Small molecule regulators of promoter quadruplexes

Targeting G-quadruplex nucleic acids with small molecules is emerging as a potential strategy for anti-cancer drug design. G-quadruplex sequence motifs are widespread in genomic region such as telomeres, and in gene promoters. Small molecules that selectively bind and stabilize the telomeric quadruplex can inhibit telomerase, an enzyme up-regulated in cancer cells. There is evidence that the binding of small molecules to the G-quadruplex associated with proto-oncogenes including c-myc, KRAS, PDGF-A and c-kit, can modulate transcription. Recent data suggests that RNA G-quadruplex in the 5' un-translated regions may also offer another target for small molecule intervention.

We have developed bis-indole carboxamides and bis-phenylethynyl amide derivatives as G-quadruplex binding small molecule ligands. The amide derivatives were efficiently prepared using 3-4 steps by employing Sonogashira coupling, 5-endo cyclization, ester hydrolysis and a chemoselective amide coupling.

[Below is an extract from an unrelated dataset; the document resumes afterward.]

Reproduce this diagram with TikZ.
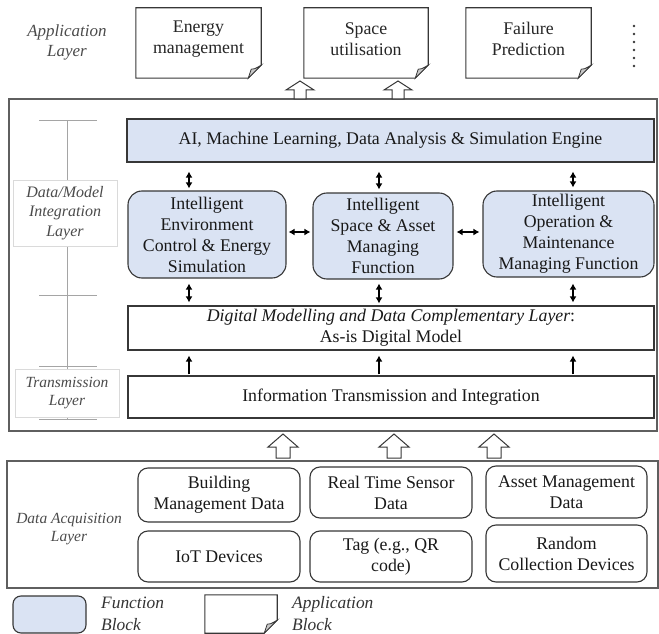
\documentclass[tikz,border=0pt]{standalone}
\usepackage{fontspec}
\setmainfont{Liberation Serif}
\usetikzlibrary{arrows.meta}
\definecolor{fblue}{RGB}{218,227,243}
\definecolor{linecol}{RGB}{55,55,55}
\definecolor{framecol}{RGB}{95,95,95}
\definecolor{labcol}{RGB}{75,75,75}
\definecolor{scalecol}{RGB}{165,165,165}
\definecolor{labbox}{RGB}{218,218,218}
\definecolor{foldcol}{RGB}{200,200,200}
\newcommand{\hollowup}[6]{%
  \draw[hollow] ({#1-#6},#2) -- ({#1-#6},#4) -- ({#1-#5},#4) -- (#1,#3) -- ({#1+#5},#4) -- ({#1+#6},#4) -- ({#1+#6},#2) -- cycle;}
\newcommand{\appshape}[1]{%
  \draw[linecol, line width=1.1pt, fill=white] (#1.north west) -- (#1.north east) -- ([yshift=13pt]#1.south east) -- ([xshift=-13pt]#1.south east) -- (#1.south west) -- cycle;
  \draw[linecol, line width=0.8pt, fill=foldcol] ([yshift=13pt]#1.south east) .. controls ([xshift=-7pt,yshift=9pt]#1.south east) .. ([xshift=-10pt,yshift=9pt]#1.south east) -- ([xshift=-13pt]#1.south east) -- cycle;}
\begin{document}
\begin{tikzpicture}[x=1pt,y=-1pt,
  txt/.style={font=\fontsize{17.8}{21}\selectfont, text=black!90, align=center},
  frame/.style={draw=framecol, line width=1.4pt, inner sep=0pt},
  plainbox/.style={draw=linecol, line width=1.1pt, fill=white, inner sep=0pt, txt},
  funcbox/.style={plainbox, fill=fblue, rounded corners=14pt},
  databox/.style={plainbox, rounded corners=10pt},
  appbox/.style={inner sep=0pt, minimum width=125pt, minimum height=70pt},
  layerlab/.style={font=\itshape\fontsize{16}{19.5}\selectfont, text=labcol, align=center},
  leglab/.style={font=\itshape\fontsize{17.4}{22}\selectfont, text=black!80, align=left, anchor=west, inner sep=0pt},
  dbl/.style={line width=1.8pt, {Latex[length=6pt,width=7pt]}-{Latex[length=6pt,width=7pt]}},
  sgl/.style={line width=1.8pt, -{Latex[length=6pt,width=7pt]}},
  hollow/.style={draw=linecol, line width=1pt, fill=white},
]
\useasboundingbox (0,0) rectangle (659,634);

% ---------- application layer ----------
\node[font=\itshape\fontsize{17}{20}\selectfont, text=labcol, align=center] (applab) at (67,42) {Application\\Layer};
\node[appbox] (e) at (198.5,43) {};
\node[appbox, minimum width=124pt] (s) at (366,43) {};
\node[appbox] (fp) at (528.5,43) {};
\appshape{e}
\appshape{s}
\appshape{fp}
\node[txt, text=black!85] (etxt) at ([yshift=4pt]e.center) {Energy\\management};
\node[txt, text=black!85] (stxt) at ([yshift=4pt]s.center) {Space\\utilisation};
\node[txt, text=black!85] (ftxt) at ([yshift=4pt]fp.center) {Failure\\Prediction};
\foreach \yy in {26,34,...,66} \fill[linecol] (634,\yy) circle (1.4);

% ---------- main frame ----------
\node[frame, minimum width=648pt, minimum height=332pt] (main) at (333,265) {};
\hollowup{300}{99}{81}{90}{14}{6}
\hollowup{398}{99}{81}{90}{14}{6}

% scale on the left
\draw[scalecol, line width=1pt] (67,120) -- (67,419);
\foreach \yy in {120,295,366,419} \draw[scalecol, line width=1pt] (39,\yy) -- (97,\yy);
\node[layerlab, draw=labbox, fill=white, line width=0.8pt, minimum width=104pt, minimum height=66pt, inner sep=0pt] (dmlab) at (65,213) {Data/Model\\Integration\\Layer};
\node[layerlab, font=\itshape\fontsize{15.5}{18}\selectfont, draw=labbox, fill=white, line width=0.8pt, minimum width=104pt, minimum height=48pt, inner sep=0pt] (tlab) at (67,393) {Transmission\\Layer};

% boxes
\node[plainbox, fill=fblue, minimum width=527pt, minimum height=43pt] (ai) at (390.5,140.5) {AI, Machine Learning, Data Analysis \& Simulation Engine};
\node[funcbox, minimum width=158pt, minimum height=87pt] (f1) at (207,234.5) {Intelligent\\Environment\\Control \& Energy\\Simulation};
\node[funcbox, minimum width=140pt, minimum height=86pt] (f2) at (383,236) {Intelligent\\Space \& Asset\\Managing\\Function};
\node[funcbox, minimum width=171pt, minimum height=86pt] (f3) at (568.5,234) {Intelligent\\Operation \&\\Maintenance\\Managing Function};
\node[plainbox, minimum width=526pt, minimum height=44pt] (dm) at (391,328) {{\itshape Digital Modelling and Data Complementary Layer}:\\As-is Digital Model};
\node[plainbox, minimum width=526pt, minimum height=42pt] (it) at (391,397) {Information Transmission and Integration};

\coordinate (cx1) at (189,0);
\coordinate (cx2) at (379,0);
\coordinate (cx3) at (573,0);
\coordinate (cy) at (0,232);

\draw[dbl, shorten <=9pt, shorten >=2pt] (ai.south -| cx1) -- (f1.north -| cx1);
\draw[dbl, shorten <=9pt, shorten >=3pt] (ai.south -| cx2) -- (f2.north -| cx2);
\draw[dbl, shorten <=9pt, shorten >=3pt] (ai.south -| cx3) -- (f3.north -| cx3);
\draw[dbl, shorten <=5pt, shorten >=3pt] (f1.south -| cx1) -- (dm.north -| cx1);
\draw[dbl, shorten <=4pt, shorten >=2pt] (f2.south -| cx2) -- (dm.north -| cx2);
\draw[dbl, shorten <=6pt, shorten >=3pt] (f3.south -| cx3) -- (dm.north -| cx3);
\draw[dbl, shorten <=2pt, shorten >=2pt] (f1.east |- cy) -- (f2.west |- cy);
\draw[dbl, shorten <=3pt, shorten >=3pt] (f2.east |- cy) -- (f3.west |- cy);
\draw[sgl, shorten <=1pt, shorten >=5pt] (it.north -| cx1) -- (dm.south -| cx1);
\draw[sgl, shorten <=1pt, shorten >=5pt] (it.north -| cx2) -- (dm.south -| cx2);
\draw[sgl, shorten <=1pt, shorten >=5pt] (it.north -| cx3) -- (dm.south -| cx3);

% ---------- data acquisition ----------
\hollowup{283}{458}{434}{447}{15}{7}
\hollowup{394}{458}{434}{447}{15}{7}
\hollowup{494}{458}{434}{447}{15}{7}
\node[frame, minimum width=651pt, minimum height=127pt] (acq) at (332.5,524.5) {};
\node[layerlab, font=\itshape\fontsize{15.5}{18}\selectfont] (acqlab) at (69,529) {Data Acquisition\\Layer};
\node[databox, minimum width=162pt, minimum height=54pt] (bm) at (219,495) {Building\\Management Data};
\node[databox, minimum width=162pt, minimum height=51pt] (iot) at (219,556.5) {IoT Devices};
\node[databox, minimum width=162pt, minimum height=51pt] (rts) at (391,492.5) {Real Time Sensor\\Data};
\node[databox, minimum width=162pt, minimum height=51pt] (tag) at (391,556.5) {Tag (e.g., QR\\code)};
\node[databox, minimum width=161pt, minimum height=52pt] (am) at (566.5,492) {Asset Management\\Data};
\node[databox, minimum width=161pt, minimum height=57pt] (rc) at (566.5,553.5) {Random\\Collection Devices};

% ---------- legend ----------
\node[draw=linecol, line width=1.1pt, fill=fblue, rounded corners=8pt, minimum width=73pt, minimum height=37pt, inner sep=0pt] (lf) at (49.5,614.5) {};
\node[leglab] (lftxt) at (101,614) {Function\\Block};
\node[inner sep=0pt, minimum width=72pt, minimum height=38pt] (la) at (241,614) {};
\appshape{la}
\node[leglab] (latxt) at (292,614) {Application\\Block};
\end{tikzpicture}
\end{document}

Ligand-quadruplex recognition has been evaluated using a fluorescence resonance energy transfer (FRET) melting assay, surface plasmon resonance (SPR), circular dichroism (CD) and 1H nuclear magnetic resonance (NMR) spectroscopy.

The bis-indole carboxamides were designed and synthesised, which are a novel class small molecule scaffold that exhibit highest stabilization potential for DNA G-quadruplex sequences associated with the promoters of c-kit2 and c-myc (G-quadruplex recognition by bis-indole carboxamides; Dash, J.; Shirude, P. S.; Balasubramanian, S. Chem. Commun. 2008, 3055 - 3057).

While most of the G-quadruplex ligands reported so far comprise a planar, aromatic core designed to stack on the terminal tetrads of a G-quadruplex, the second class of compounds we have designed; such as bis-phenylethynyl amides are neither polycyclic, nor macrocyclic and have free rotation around the triple bond enabling conformational flexibility. Such molecules show very good binding affinity, excellent quadruplex:duplex selectivity and also promising discrimination between intramolecular promoter quadruplexes. Our results indicate that the recognition of the c-kit2 quadruplex by these ligands is achieved through groove binding, which favours the formation of a parallel conformation (Diarylethynyl Amides That Recognize the Parallel Conformation of Genomic Promoter DNA G-Quadruplexes; Dash, J. Shirude, P. S.; Hsu, S-T D; Balasubramanian, S. J. Am. Chem. Soc., 130, 15950-15956, 2008.)

The properties of these ligands make them attractive probes to explore hypotheses for the biological function of G-quadruplexes and such investigations are currently underway.